The Orange County Register reported earlier this year that in 2014 Goode made $5,028.51 in royalties from his algebra textbook. They were able to discern the amount through a series of emails between Goode and the publisher, Pearson.
Voice of OC filed a request under the California Public Records Act for Goode’s book contract, but a university official said CSUF has no such paperwork on hand.
Barr said those contracts should be available to the public. “I’m a huge proponent of transparency, so based on that, I do think it’s a good idea,” she said. “It seems like it would be a benefit to make it public record.”
In order to eliminate any “profit motive,” Bourget said that he would like a policy that mandates any faculty who have authored textbooks used at CSUF to donate the royalties to a scholarship on campus.
Communications professor and Academic Senator Jon Bruschke said CSU professors’ salaries have stagnated, many of them rely on the textbook publishing income to keep up with inflation.
Bruschke doesn’t have a problem with faculty authoring a textbook. However, he does have a problem when that textbook is mandated in a multi-section course, like math 250b.

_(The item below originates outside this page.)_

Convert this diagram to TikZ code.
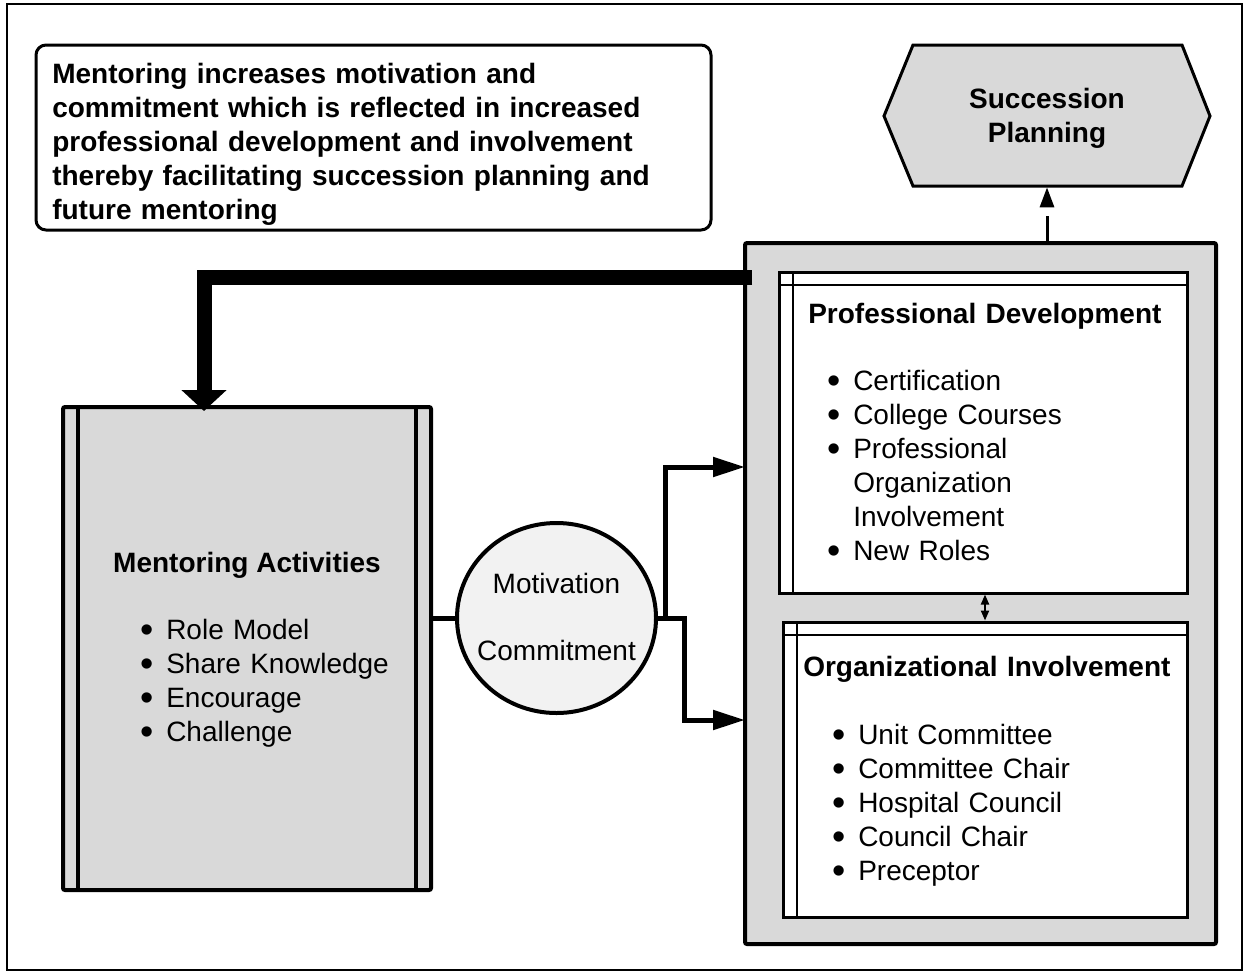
\documentclass[tikz,border=0pt]{standalone}
\usepackage{fontspec}
\setmainfont{Liberation Sans}
\usetikzlibrary{arrows.meta,shapes.geometric}
\definecolor{boxgray}{RGB}{217,217,217}
\definecolor{circgray}{RGB}{242,242,242}
\newcommand\fnt{\fontsize{21pt}{25.5pt}\selectfont}
\newcommand\bul{\makebox[18.75pt][l]{\hspace*{-0.5pt}\raisebox{-0.12em}{\scalebox{1.35}{\textbullet}}}}
\newcommand\ind{\hspace*{18.75pt}}
\begin{document}
\begin{tikzpicture}[x=0.75pt,y=-0.75pt,
  every node/.style={inner sep=0pt, font=\fnt},
  txt/.style={anchor=base west, text width=#1, align=left},
  conn/.style={line width=3.75pt, line join=miter},
  bigtip/.style={-{Triangle[length=24pt,width=14.25pt]}},
  innerline/.style={line width=1.6pt}]
\useasboundingbox (0,0) rectangle (1248,972);
\fill[white] (0,0) rectangle (1248,972);
\draw[line width=1.1pt] (7,4) rectangle (1242,970);

% note box
\node[draw, line width=2.25pt, rounded corners=7.5pt, minimum width=506.25pt, minimum height=138.75pt] (note) at (373.5,137.5) {};
\node[txt=500pt, font=\fnt\bfseries] (notetext) at (52,83) {Mentoring increases motivation and\\commitment which is reflected in increased\\professional development and involvement\\thereby facilitating succession planning and\\future mentoring};

% hexagon
\draw[line width=2.25pt, fill=boxgray, line join=miter] (884,116) -- (913,45) -- (1182,45) -- (1210,116) -- (1182,186) -- (913,186) -- cycle;
\coordinate (hexbot) at (1047,186);
\node[anchor=base, text width=240pt, align=center, font=\fnt\bfseries] (sp) at (1047,108) {Succession\\Planning};

% outer right box
\node[draw, fill=boxgray, line width=3pt, rounded corners=1.5pt, minimum width=353.25pt, minimum height=525.75pt] (outer) at (980.5,593.5) {};

% professional development
\node[draw, fill=white, line width=2.25pt, minimum width=306pt, minimum height=240.75pt] (pd) at (983,432.5) {};
\draw[innerline] (793,272) -- (793,593);
\draw[innerline] (779,285) -- (1187,285);
\node[txt=300pt, font=\fnt\bfseries] (pdtitle) at (808,323) {Professional Development};
\node[txt=300pt] (pdlist) at (828,390) {\bul Certification\\\bul College Courses\\\bul Professional\\\ind Organization\\\ind Involvement\\\bul New Roles};

% organizational involvement
\node[draw, fill=white, line width=2.25pt, minimum width=303pt, minimum height=221.25pt] (oi) at (985,769.5) {};
\draw[innerline] (797,622) -- (797,917);
\draw[innerline] (783,635) -- (1187,635);
\node[txt=300pt, font=\fnt\bfseries] (oititle) at (803,676) {Organizational Involvement};
\node[txt=300pt] (oilist) at (833,744) {\bul Unit Committee\\\bul Committee Chair\\\bul Hospital Council\\\bul Council Chair\\\bul Preceptor};

% mentoring activities
\node[draw, fill=boxgray, line width=3pt, rounded corners=1.5pt, minimum width=276pt, minimum height=362.25pt] (mentor) at (247,648.5) {};
\draw[line width=2.5pt] (78,407) -- (78,890);
\draw[line width=2.5pt] (416,407) -- (416,890);
\node[anchor=base, font=\fnt\bfseries] (mtitle) at (247,572) {Mentoring Activities};
\node[txt=250pt] (mlist) at (141,639) {\bul Role Model\\\bul Share Knowledge\\\bul Encourage\\\bul Challenge};

% motivation circle
\node[ellipse, draw, fill=circgray, line width=3pt, minimum width=149.25pt, minimum height=142.5pt] (mc) at (556.5,618) {};
\node[anchor=base, text width=150pt, align=center] (mctext) at (556.5,593) {Motivation\\[24.75pt]Commitment};

% connectors
\coordinate (pdin) at (745,467);
\coordinate (oiin) at (745,720);
\coordinate (fb) at (752,277);
\coordinate (fbend) at (204,411);
\draw[conn] (mentor.east |- mc.west) -- (mc.west);
\draw[conn, bigtip] ([xshift=5.25pt]mc.east) |- (pdin);
\draw[conn, bigtip] (mc.east) -- ++(26,0) |- (oiin);
\draw[line width=11.25pt, line join=miter, -{Triangle[length=15.75pt,width=33pt]}] (fb) -| (fbend);
\draw[line width=1.5pt, {Triangle[length=7.5pt,width=6pt]}-{Triangle[length=7.5pt,width=6pt]}] (pd.south -| oi.north) -- (oi.north);
\draw[line width=2.25pt, dash pattern=on 18.75pt off 30pt, shorten >=1pt, -{Triangle[length=15pt,width=10.5pt]}] (hexbot |- outer.north) -- (hexbot);
\end{tikzpicture}
\end{document}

“Frankly, it’s nobody else’s business what textbook they’re using,” Bruschke said. “Which one teaches best is up to the instructor.”
He noted that professors like Goode and Annin have to use commercial publishing companies like Pearson because the publisher will actively go to other universities and try to push their book, but it also drives the prices up.
An MIT professor, like Strang, can afford to do a more independent approach like self-publishing because his reputation as an MIT professor will drive sales of the book, Bruschke said.
In the end, as long as the students meet and demonstrate the learning goals of the course, it doesn’t matter what textbook a professor uses, Bruschke said.
“In freaking math, of all the subjects … when you’re done, you have to know linear algebra,” he said. “The end content is pretty much the same.”